* Material *
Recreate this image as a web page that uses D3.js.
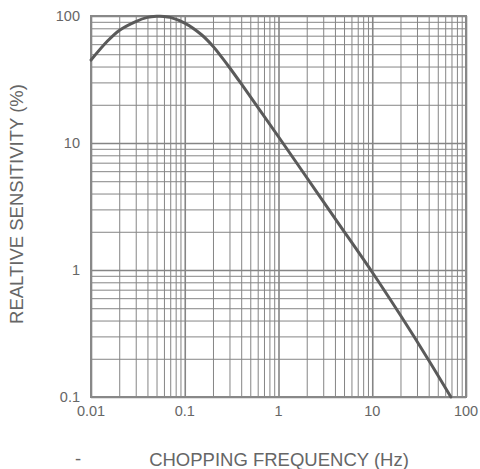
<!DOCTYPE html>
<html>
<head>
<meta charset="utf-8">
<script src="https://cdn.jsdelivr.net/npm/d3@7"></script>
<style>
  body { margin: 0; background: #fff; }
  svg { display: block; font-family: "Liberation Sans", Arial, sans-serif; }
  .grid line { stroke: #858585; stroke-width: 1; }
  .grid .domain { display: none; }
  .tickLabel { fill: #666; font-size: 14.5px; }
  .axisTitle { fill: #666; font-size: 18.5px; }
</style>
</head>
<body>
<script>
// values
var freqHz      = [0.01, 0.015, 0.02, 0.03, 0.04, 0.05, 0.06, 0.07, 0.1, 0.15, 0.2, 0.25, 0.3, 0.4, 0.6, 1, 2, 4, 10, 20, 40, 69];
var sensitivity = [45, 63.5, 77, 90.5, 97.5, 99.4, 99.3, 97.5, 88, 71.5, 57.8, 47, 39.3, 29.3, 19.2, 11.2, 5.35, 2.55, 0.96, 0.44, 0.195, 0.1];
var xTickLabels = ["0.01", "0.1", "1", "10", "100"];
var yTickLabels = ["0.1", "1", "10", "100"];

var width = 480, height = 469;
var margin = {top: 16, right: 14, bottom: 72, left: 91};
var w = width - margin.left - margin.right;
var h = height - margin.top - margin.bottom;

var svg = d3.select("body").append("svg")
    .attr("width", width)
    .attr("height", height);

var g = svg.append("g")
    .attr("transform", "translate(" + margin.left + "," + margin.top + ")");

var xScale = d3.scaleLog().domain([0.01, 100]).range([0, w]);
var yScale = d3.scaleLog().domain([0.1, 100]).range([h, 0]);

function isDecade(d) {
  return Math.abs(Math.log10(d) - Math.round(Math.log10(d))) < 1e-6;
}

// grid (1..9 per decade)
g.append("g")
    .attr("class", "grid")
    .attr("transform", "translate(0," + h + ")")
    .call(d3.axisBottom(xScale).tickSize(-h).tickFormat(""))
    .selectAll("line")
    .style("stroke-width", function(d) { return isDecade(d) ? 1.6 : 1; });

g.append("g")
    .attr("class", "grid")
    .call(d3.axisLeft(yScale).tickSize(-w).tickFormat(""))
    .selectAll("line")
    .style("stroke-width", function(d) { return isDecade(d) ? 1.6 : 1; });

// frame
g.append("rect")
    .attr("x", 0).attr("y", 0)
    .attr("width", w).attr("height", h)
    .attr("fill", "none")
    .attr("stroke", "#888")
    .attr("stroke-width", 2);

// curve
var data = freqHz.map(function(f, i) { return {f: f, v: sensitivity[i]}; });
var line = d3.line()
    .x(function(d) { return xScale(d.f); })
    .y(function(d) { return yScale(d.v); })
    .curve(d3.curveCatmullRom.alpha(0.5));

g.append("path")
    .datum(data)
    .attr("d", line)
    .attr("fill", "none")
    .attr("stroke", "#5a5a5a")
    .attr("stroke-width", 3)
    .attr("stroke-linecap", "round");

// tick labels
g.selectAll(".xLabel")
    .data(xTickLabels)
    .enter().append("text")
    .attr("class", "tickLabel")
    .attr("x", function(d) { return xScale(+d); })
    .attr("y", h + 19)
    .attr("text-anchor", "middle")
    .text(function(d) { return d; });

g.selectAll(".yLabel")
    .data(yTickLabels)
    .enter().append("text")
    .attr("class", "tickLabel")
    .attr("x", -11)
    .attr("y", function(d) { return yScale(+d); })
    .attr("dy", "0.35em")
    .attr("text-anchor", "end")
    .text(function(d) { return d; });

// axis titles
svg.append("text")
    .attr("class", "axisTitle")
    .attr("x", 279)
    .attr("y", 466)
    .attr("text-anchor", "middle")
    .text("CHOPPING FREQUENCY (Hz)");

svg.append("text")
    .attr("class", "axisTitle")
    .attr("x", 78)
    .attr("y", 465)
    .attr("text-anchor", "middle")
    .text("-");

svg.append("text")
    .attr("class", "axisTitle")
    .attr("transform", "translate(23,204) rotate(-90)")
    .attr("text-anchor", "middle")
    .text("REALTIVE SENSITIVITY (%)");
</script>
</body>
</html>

* Aim *
Images in the data above are to be skipped. Retype all other material exactly.

* The answer *
Recreate this image as a web page that uses D3.js.
<!DOCTYPE html>
<html>
<head>
<meta charset="utf-8">
<script src="https://cdn.jsdelivr.net/npm/d3@7"></script>
<style>
  body { margin: 0; background: #fff; }
  svg { display: block; font-family: "Liberation Sans", Arial, sans-serif; }
  .grid line { stroke: #858585; stroke-width: 1; }
  .grid .domain { display: none; }
  .tickLabel { fill: #666; font-size: 14.5px; }
  .axisTitle { fill: #666; font-size: 18.5px; }
</style>
</head>
<body>
<script>
// values
var freqHz      = [0.01, 0.015, 0.02, 0.03, 0.04, 0.05, 0.06, 0.07, 0.1, 0.15, 0.2, 0.25, 0.3, 0.4, 0.6, 1, 2, 4, 10, 20, 40, 69];
var sensitivity = [45, 63.5, 77, 90.5, 97.5, 99.4, 99.3, 97.5, 88, 71.5, 57.8, 47, 39.3, 29.3, 19.2, 11.2, 5.35, 2.55, 0.96, 0.44, 0.195, 0.1];
var xTickLabels = ["0.01", "0.1", "1", "10", "100"];
var yTickLabels = ["0.1", "1", "10", "100"];

var width = 480, height = 469;
var margin = {top: 16, right: 14, bottom: 72, left: 91};
var w = width - margin.left - margin.right;
var h = height - margin.top - margin.bottom;

var svg = d3.select("body").append("svg")
    .attr("width", width)
    .attr("height", height);

var g = svg.append("g")
    .attr("transform", "translate(" + margin.left + "," + margin.top + ")");

var xScale = d3.scaleLog().domain([0.01, 100]).range([0, w]);
var yScale = d3.scaleLog().domain([0.1, 100]).range([h, 0]);

function isDecade(d) {
  return Math.abs(Math.log10(d) - Math.round(Math.log10(d))) < 1e-6;
}

// grid (1..9 per decade)
g.append("g")
    .attr("class", "grid")
    .attr("transform", "translate(0," + h + ")")
    .call(d3.axisBottom(xScale).tickSize(-h).tickFormat(""))
    .selectAll("line")
    .style("stroke-width", function(d) { return isDecade(d) ? 1.6 : 1; });

g.append("g")
    .attr("class", "grid")
    .call(d3.axisLeft(yScale).tickSize(-w).tickFormat(""))
    .selectAll("line")
    .style("stroke-width", function(d) { return isDecade(d) ? 1.6 : 1; });

// frame
g.append("rect")
    .attr("x", 0).attr("y", 0)
    .attr("width", w).attr("height", h)
    .attr("fill", "none")
    .attr("stroke", "#888")
    .attr("stroke-width", 2);

// curve
var data = freqHz.map(function(f, i) { return {f: f, v: sensitivity[i]}; });
var line = d3.line()
    .x(function(d) { return xScale(d.f); })
    .y(function(d) { return yScale(d.v); })
    .curve(d3.curveCatmullRom.alpha(0.5));

g.append("path")
    .datum(data)
    .attr("d", line)
    .attr("fill", "none")
    .attr("stroke", "#5a5a5a")
    .attr("stroke-width", 3)
    .attr("stroke-linecap", "round");

// tick labels
g.selectAll(".xLabel")
    .data(xTickLabels)
    .enter().append("text")
    .attr("class", "tickLabel")
    .attr("x", function(d) { return xScale(+d); })
    .attr("y", h + 19)
    .attr("text-anchor", "middle")
    .text(function(d) { return d; });

g.selectAll(".yLabel")
    .data(yTickLabels)
    .enter().append("text")
    .attr("class", "tickLabel")
    .attr("x", -11)
    .attr("y", function(d) { return yScale(+d); })
    .attr("dy", "0.35em")
    .attr("text-anchor", "end")
    .text(function(d) { return d; });

// axis titles
svg.append("text")
    .attr("class", "axisTitle")
    .attr("x", 279)
    .attr("y", 466)
    .attr("text-anchor", "middle")
    .text("CHOPPING FREQUENCY (Hz)");

svg.append("text")
    .attr("class", "axisTitle")
    .attr("x", 78)
    .attr("y", 465)
    .attr("text-anchor", "middle")
    .text("-");

svg.append("text")
    .attr("class", "axisTitle")
    .attr("transform", "translate(23,204) rotate(-90)")
    .attr("text-anchor", "middle")
    .text("REALTIVE SENSITIVITY (%)");
</script>
</body>
</html>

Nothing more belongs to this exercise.